Pluripotent stem cells (PSCs) provide a powerful tool for biomedical research, but the generation of gametes in the form of eggs or sperm cells from PSCs is a highly challenging endeavor. In prior studies, researchers used a technique called blastocyst complementation to generate rat organs in mice using PSCs and mutated mouse embryos that cannot produce specific organs. Building on this work, Bar-Nur and his collaborators wondered whether it would be possible to generate rat sperm inside mice that carry a genetic mutation that otherwise renders them sterile.

To test this idea, the researchers injected rat PSCs into mouse embryos to produce mouse-rat chimeras. An essential gene for sperm production was mutated in the mouse blastocysts. The rat stem cells developed together with the mouse cells, thereby generating a chimeric animal composed of genotypes from the two species. As a consequence of the genetic sterility-inducing mutation, an empty niche developed inside the testes, which enabled the rat cells to colonize them and exclusively generate rat sperm in mouse-rat chimeras. The sperm cells could fertilize rat egg cells, but the embryos did not develop normally or give rise to live offspring.

"We were surprised by the relative simplicity by which we could mix the two species to produce viable mouse-rat chimeras. These animals, by large, appeared healthy and developed normally, although they carried both mouse and rat cells in a chimeric animal," Bar-Nur says. "The second surprise was that indeed all the sperm cells inside the chimeras were of rat origin. As such, the mouse host environment, which was sterile due to a genetic mutation, was still able to support efficient sperm cell production from a different animal species."
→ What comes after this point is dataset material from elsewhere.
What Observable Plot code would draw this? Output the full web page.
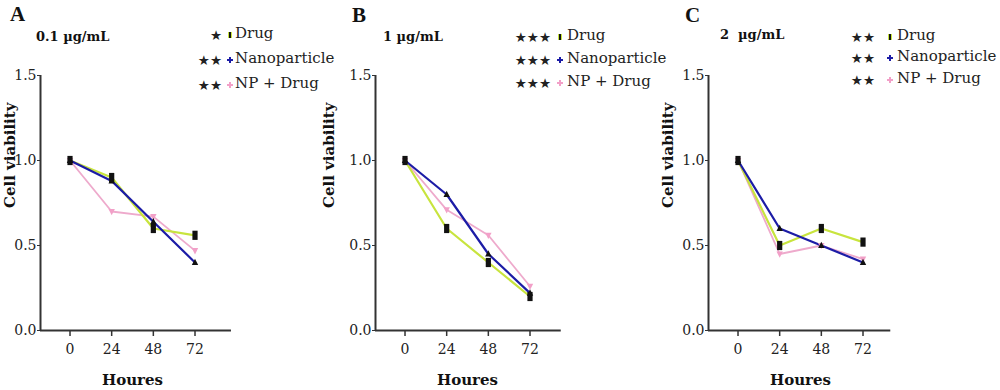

Although the researchers were able to generate rat sperm cells that morphologically appeared indistinguishable from normal rat sperm cells, these cells were immotile and the fertilization rates of rat eggs was significantly lower in comparison to rat sperm cells produced in rats. Nonetheless, the work provides a proof-of-principle that one can generate sperm cells of one animal species in another by mixing the two species in an artificially generated organism called a chimera. Using sterile mice for genetically modified rat PSCs may speed up the production of transgenic rats to model human diseases in biomedical research.

Moving forward, the researchers will try to produce live animals from rat sperm cells that have been produced in mouse-rat chimeras. "We will need to improve the technique and demonstrate that rat sperm produced in mice can give rise to adult rats when fertilizing rat eggs," Bar-Nur says.

A more distant plan is to adapt this technique for the production of gametes from endangered rodent species to support animal species conservation efforts. "For example, to the extent we can procure stem cells from an endangered rodent, which at some point in time might become extinct, we may be able to employ the same method to produce its germ cells via chimera production with mice," Bar-Nur says. "However, it is important to note that several scientific hurdles will need to be overcome to adapt this technique to other animal species. In addition, one still needs to showcase the production of female reproductive cells (i.e., eggs) in female sterile mice, especially if we envision utilizing this technology for species conservation efforts."